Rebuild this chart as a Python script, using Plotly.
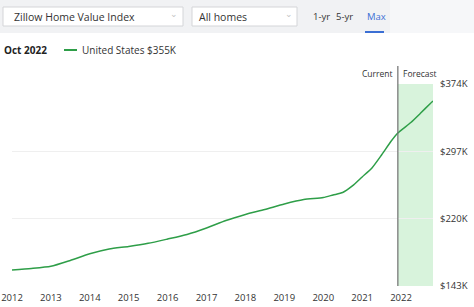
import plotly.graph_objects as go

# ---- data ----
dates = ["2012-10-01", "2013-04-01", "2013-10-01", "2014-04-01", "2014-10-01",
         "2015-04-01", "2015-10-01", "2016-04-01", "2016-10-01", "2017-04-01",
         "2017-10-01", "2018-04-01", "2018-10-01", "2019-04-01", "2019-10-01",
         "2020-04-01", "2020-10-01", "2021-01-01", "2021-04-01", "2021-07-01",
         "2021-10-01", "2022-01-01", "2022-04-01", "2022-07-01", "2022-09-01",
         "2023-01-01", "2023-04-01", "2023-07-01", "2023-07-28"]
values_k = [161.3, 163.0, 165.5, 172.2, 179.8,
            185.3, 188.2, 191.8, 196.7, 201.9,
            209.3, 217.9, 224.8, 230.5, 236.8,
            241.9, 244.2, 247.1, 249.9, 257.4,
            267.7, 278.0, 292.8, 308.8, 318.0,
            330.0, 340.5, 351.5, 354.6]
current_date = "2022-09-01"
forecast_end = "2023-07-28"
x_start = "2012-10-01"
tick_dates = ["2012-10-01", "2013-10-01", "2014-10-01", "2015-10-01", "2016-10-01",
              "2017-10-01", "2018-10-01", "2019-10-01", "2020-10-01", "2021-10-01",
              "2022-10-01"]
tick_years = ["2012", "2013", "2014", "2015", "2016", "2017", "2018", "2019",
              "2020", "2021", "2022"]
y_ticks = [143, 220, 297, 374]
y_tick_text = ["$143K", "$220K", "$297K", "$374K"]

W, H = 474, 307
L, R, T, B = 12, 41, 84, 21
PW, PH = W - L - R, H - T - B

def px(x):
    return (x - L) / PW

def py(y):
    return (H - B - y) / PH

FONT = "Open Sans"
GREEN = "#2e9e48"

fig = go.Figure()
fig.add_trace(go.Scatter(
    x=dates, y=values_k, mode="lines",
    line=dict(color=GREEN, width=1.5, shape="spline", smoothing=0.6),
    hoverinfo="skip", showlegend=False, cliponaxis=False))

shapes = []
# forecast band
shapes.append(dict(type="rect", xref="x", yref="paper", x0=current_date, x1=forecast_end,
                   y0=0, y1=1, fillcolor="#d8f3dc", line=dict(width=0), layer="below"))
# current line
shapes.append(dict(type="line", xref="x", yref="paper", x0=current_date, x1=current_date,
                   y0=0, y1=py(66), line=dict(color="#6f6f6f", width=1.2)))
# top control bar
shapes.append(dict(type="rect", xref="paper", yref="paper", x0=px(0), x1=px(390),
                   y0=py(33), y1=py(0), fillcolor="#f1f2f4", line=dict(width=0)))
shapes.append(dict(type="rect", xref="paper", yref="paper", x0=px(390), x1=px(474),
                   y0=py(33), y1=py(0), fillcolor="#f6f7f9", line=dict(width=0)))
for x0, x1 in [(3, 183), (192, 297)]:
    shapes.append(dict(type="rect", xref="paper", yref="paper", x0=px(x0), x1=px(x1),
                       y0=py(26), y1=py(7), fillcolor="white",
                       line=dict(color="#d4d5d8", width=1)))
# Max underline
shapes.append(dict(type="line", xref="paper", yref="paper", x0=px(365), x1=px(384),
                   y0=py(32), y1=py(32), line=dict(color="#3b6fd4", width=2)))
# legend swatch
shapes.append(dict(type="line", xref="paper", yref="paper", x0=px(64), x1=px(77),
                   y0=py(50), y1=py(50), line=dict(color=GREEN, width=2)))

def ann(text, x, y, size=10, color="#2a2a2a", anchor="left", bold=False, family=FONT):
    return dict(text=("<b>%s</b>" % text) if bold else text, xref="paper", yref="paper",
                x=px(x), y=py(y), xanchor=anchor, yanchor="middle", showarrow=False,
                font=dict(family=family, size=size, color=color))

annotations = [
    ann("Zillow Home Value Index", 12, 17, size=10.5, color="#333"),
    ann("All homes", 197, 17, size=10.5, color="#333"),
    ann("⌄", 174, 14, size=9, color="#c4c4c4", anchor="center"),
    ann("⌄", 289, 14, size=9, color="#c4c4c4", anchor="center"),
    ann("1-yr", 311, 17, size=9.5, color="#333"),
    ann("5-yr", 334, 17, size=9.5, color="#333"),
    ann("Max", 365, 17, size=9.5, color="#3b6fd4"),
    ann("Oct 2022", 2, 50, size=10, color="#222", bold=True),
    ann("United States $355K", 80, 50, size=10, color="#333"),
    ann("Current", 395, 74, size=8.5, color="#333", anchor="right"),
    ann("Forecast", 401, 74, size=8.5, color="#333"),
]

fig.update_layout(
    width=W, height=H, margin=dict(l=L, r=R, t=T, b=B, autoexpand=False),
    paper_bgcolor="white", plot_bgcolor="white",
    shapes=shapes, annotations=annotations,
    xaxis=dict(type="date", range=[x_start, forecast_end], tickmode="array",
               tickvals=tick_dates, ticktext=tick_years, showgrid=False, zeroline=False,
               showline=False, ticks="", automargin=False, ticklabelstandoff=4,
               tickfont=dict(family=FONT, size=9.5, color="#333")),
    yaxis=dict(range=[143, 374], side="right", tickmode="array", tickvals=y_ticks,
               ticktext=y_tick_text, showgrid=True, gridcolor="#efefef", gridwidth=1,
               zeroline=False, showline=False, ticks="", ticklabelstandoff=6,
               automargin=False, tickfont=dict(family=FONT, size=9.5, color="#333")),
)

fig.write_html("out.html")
----
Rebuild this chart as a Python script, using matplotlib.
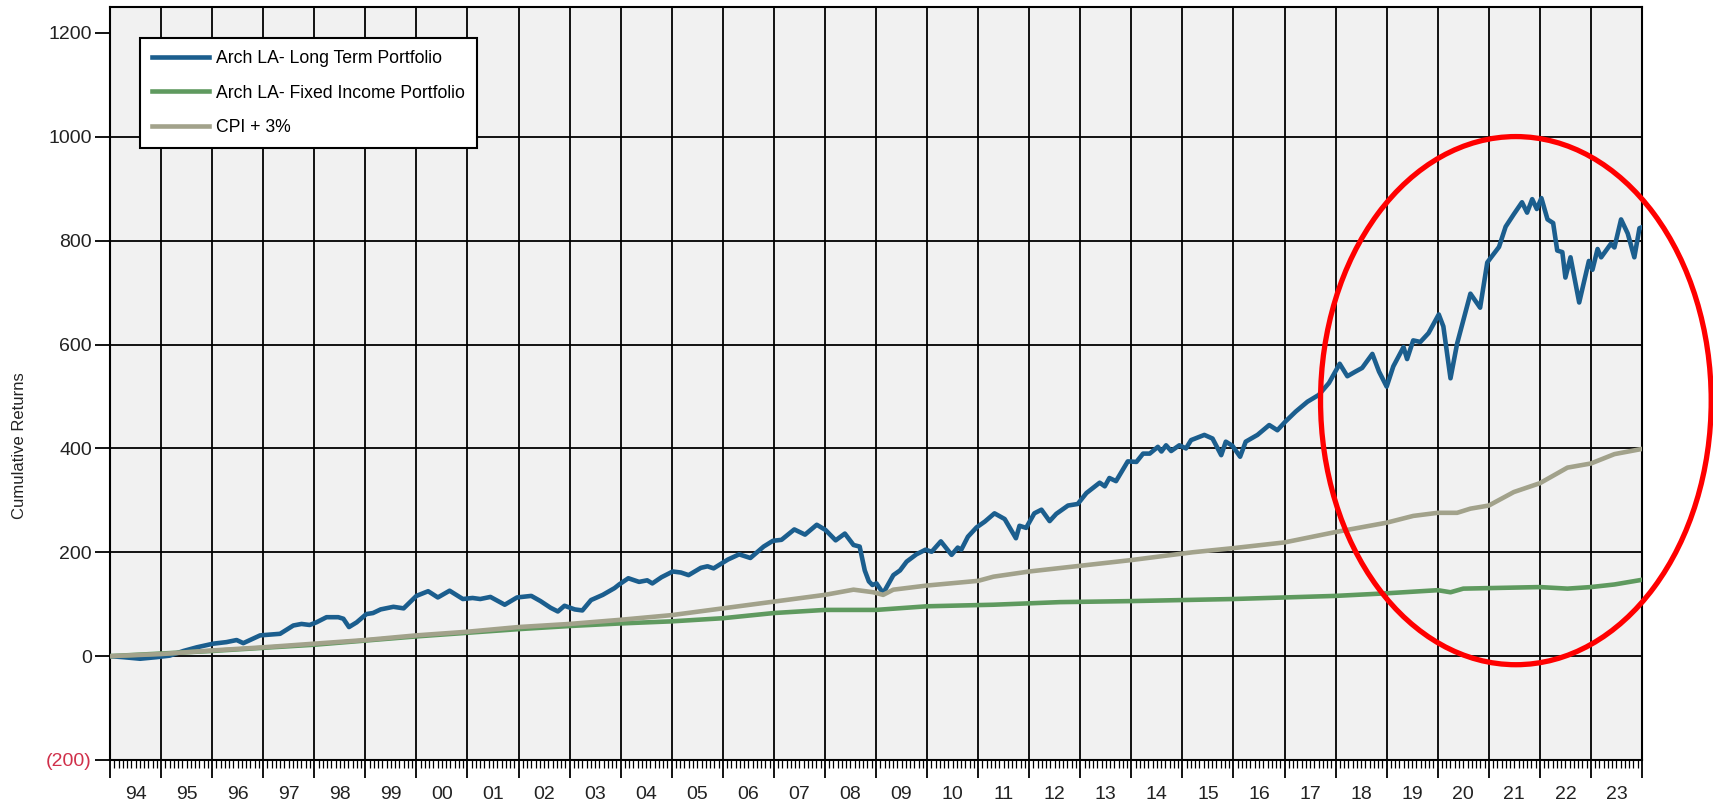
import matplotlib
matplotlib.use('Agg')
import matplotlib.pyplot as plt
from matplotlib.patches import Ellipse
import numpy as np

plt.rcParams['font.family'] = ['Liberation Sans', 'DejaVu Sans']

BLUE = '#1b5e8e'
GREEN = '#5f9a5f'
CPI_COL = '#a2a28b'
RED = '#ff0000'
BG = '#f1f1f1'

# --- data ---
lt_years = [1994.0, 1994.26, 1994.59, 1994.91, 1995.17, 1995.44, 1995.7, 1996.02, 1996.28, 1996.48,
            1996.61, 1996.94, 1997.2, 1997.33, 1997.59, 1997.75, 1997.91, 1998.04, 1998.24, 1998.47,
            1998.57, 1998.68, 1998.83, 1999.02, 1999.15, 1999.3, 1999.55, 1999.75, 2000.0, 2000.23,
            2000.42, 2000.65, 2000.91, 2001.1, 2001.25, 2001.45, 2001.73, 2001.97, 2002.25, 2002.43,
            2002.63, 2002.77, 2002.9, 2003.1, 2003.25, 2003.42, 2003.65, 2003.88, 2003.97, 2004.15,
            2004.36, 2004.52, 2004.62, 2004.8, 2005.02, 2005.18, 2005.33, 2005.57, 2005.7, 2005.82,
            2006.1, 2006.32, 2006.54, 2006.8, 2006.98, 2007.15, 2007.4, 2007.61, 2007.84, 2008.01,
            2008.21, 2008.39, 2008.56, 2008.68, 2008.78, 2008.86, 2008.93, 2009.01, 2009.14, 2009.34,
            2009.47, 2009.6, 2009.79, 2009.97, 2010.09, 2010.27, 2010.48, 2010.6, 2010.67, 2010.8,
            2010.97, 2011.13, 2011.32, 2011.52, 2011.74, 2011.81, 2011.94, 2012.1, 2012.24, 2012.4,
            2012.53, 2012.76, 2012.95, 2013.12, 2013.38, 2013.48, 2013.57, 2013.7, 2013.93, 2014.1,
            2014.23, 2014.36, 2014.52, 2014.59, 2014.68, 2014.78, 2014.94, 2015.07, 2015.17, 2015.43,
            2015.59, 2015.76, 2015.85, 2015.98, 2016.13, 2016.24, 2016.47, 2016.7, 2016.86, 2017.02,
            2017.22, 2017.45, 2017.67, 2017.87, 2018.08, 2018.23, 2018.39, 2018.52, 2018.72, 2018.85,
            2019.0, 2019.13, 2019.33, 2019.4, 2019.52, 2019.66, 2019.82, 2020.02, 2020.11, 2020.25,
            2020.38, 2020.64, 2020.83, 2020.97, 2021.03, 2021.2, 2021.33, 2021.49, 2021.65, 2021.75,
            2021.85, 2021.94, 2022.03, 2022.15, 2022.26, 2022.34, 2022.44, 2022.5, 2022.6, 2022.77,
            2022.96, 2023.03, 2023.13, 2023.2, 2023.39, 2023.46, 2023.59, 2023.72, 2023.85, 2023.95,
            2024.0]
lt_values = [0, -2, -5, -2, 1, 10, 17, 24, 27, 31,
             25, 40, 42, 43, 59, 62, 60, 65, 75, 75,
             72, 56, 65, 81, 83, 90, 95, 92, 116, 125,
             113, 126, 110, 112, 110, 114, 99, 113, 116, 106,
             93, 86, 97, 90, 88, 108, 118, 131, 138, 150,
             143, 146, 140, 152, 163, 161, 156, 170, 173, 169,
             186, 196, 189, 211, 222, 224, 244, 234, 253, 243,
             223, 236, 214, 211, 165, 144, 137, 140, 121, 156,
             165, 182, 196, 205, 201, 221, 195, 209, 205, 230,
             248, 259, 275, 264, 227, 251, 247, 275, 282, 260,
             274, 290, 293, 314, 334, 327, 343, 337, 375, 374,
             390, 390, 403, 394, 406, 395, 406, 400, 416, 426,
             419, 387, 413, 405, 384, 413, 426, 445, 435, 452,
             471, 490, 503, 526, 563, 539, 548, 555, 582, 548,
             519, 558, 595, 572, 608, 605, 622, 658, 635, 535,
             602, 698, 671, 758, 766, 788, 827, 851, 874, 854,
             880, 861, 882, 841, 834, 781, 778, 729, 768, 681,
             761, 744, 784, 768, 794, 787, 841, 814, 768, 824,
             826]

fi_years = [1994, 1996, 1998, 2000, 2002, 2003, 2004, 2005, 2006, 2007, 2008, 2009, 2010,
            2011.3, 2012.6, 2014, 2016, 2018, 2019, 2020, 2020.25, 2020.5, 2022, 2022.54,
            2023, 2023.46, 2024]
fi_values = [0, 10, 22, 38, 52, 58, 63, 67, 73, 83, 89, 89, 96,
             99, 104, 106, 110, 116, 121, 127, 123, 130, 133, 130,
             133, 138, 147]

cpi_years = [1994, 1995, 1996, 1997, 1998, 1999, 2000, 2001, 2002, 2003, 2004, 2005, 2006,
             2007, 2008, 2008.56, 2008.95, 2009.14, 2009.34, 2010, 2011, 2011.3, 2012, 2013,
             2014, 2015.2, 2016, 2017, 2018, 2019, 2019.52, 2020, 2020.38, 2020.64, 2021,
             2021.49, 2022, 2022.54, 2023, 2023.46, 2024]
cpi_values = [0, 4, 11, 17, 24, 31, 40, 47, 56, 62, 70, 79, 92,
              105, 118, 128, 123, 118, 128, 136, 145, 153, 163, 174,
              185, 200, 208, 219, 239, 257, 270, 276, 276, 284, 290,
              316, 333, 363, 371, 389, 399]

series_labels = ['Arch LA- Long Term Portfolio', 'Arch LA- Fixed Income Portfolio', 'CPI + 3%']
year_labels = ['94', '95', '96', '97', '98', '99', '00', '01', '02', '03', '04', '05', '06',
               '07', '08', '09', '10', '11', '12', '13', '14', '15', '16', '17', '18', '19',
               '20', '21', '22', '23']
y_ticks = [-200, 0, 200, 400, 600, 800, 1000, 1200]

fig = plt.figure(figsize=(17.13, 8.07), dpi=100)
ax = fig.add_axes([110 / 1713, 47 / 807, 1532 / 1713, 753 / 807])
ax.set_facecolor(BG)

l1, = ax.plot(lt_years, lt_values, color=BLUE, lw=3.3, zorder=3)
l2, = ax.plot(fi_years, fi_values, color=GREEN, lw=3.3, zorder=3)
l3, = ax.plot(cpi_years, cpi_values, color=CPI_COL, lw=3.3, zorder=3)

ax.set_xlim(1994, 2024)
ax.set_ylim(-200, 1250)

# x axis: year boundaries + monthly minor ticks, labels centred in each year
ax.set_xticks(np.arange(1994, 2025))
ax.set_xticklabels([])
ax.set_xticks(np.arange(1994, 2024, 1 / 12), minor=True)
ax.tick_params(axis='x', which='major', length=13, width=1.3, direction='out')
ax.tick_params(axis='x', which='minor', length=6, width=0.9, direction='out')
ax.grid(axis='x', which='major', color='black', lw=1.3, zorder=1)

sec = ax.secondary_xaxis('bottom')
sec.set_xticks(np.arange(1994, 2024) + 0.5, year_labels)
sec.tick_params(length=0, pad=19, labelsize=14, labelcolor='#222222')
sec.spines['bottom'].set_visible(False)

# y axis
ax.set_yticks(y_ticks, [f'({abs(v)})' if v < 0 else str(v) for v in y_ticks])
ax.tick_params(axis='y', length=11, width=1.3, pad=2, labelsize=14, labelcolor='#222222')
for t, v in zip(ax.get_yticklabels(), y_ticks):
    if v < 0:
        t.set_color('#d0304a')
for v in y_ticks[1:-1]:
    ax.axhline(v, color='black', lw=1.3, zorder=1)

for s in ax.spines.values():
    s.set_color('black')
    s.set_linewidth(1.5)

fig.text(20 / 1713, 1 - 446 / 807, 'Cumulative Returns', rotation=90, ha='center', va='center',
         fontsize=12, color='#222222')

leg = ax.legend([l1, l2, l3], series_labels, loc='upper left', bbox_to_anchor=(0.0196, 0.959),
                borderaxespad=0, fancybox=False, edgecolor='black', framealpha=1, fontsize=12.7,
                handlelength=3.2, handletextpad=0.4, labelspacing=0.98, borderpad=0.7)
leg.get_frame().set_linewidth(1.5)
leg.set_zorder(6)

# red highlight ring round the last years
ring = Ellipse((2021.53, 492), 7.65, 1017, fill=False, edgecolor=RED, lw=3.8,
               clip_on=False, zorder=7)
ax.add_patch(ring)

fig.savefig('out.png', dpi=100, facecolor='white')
----
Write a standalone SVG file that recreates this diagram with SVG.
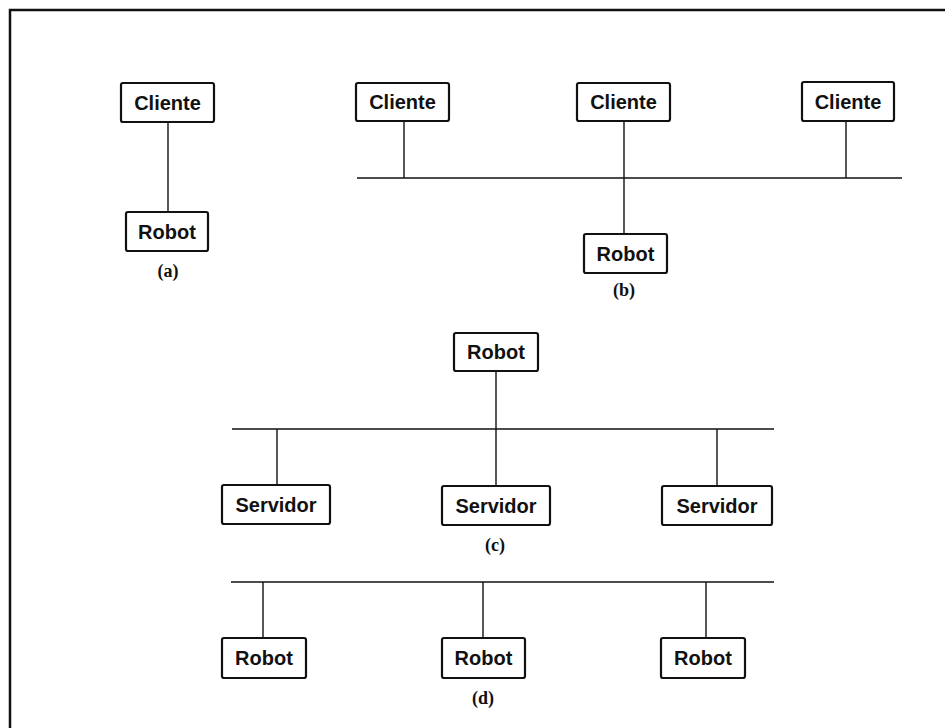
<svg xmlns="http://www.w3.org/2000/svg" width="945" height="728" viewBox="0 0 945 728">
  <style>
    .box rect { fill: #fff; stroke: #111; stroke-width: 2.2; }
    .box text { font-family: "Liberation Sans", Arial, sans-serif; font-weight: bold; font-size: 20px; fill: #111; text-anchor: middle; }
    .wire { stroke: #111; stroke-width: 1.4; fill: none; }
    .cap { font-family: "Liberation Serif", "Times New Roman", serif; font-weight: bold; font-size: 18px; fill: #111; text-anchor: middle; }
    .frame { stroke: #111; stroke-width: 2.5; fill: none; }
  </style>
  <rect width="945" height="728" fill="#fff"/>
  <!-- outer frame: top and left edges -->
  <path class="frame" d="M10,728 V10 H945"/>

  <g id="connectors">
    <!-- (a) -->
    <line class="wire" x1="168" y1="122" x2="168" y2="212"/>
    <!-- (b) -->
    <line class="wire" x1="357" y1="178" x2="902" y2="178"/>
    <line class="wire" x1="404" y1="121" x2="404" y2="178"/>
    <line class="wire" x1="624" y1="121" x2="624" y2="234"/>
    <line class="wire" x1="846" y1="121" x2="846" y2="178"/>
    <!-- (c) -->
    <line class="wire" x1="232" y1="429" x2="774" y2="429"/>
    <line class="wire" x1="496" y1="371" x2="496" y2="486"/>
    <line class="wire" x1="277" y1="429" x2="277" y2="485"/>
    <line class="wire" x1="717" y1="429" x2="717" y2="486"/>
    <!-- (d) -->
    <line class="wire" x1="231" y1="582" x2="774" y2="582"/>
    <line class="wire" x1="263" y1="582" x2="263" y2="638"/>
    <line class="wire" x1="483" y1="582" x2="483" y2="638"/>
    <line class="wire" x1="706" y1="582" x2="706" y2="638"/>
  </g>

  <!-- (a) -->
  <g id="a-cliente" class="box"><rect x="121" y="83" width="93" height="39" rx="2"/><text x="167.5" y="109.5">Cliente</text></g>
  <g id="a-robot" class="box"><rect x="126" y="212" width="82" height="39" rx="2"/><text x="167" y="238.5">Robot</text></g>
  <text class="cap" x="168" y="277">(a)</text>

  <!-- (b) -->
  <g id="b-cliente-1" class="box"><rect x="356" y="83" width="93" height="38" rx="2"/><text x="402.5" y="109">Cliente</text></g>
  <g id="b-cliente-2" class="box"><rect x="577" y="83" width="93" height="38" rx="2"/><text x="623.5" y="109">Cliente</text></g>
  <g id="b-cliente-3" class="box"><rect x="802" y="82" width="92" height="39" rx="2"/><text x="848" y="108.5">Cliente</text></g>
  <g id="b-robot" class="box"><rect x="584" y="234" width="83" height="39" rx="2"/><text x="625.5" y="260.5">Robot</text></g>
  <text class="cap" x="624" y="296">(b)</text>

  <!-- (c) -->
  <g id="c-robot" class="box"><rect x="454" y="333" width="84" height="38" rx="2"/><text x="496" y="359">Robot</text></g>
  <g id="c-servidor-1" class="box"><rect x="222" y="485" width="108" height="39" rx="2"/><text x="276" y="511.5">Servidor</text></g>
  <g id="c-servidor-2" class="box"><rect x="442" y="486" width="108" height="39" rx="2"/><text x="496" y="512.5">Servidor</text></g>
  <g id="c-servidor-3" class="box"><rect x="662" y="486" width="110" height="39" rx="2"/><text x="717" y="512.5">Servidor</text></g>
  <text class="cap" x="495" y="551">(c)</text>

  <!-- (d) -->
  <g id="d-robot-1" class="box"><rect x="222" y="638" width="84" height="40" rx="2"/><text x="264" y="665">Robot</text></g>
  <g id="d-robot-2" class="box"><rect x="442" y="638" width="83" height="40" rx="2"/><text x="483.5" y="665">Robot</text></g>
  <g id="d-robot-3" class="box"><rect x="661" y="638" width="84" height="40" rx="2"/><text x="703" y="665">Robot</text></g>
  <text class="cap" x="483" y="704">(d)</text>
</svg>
----
_DO THIS:_ Make an exact copy of only the lines from the one with "Rebuild this chart as a Python script, using matplotlib." through the one with "plt.rcParams['font.family'] = ['Liberation". Pictures don't belong in it.

_RESULT BELOW:_
Rebuild this chart as a Python script, using matplotlib.
import matplotlib
matplotlib.use('Agg')
import matplotlib.pyplot as plt
from matplotlib.patches import Ellipse
import numpy as np

plt.rcParams['font.family'] = ['Liberation Sans', 'DejaVu Sans']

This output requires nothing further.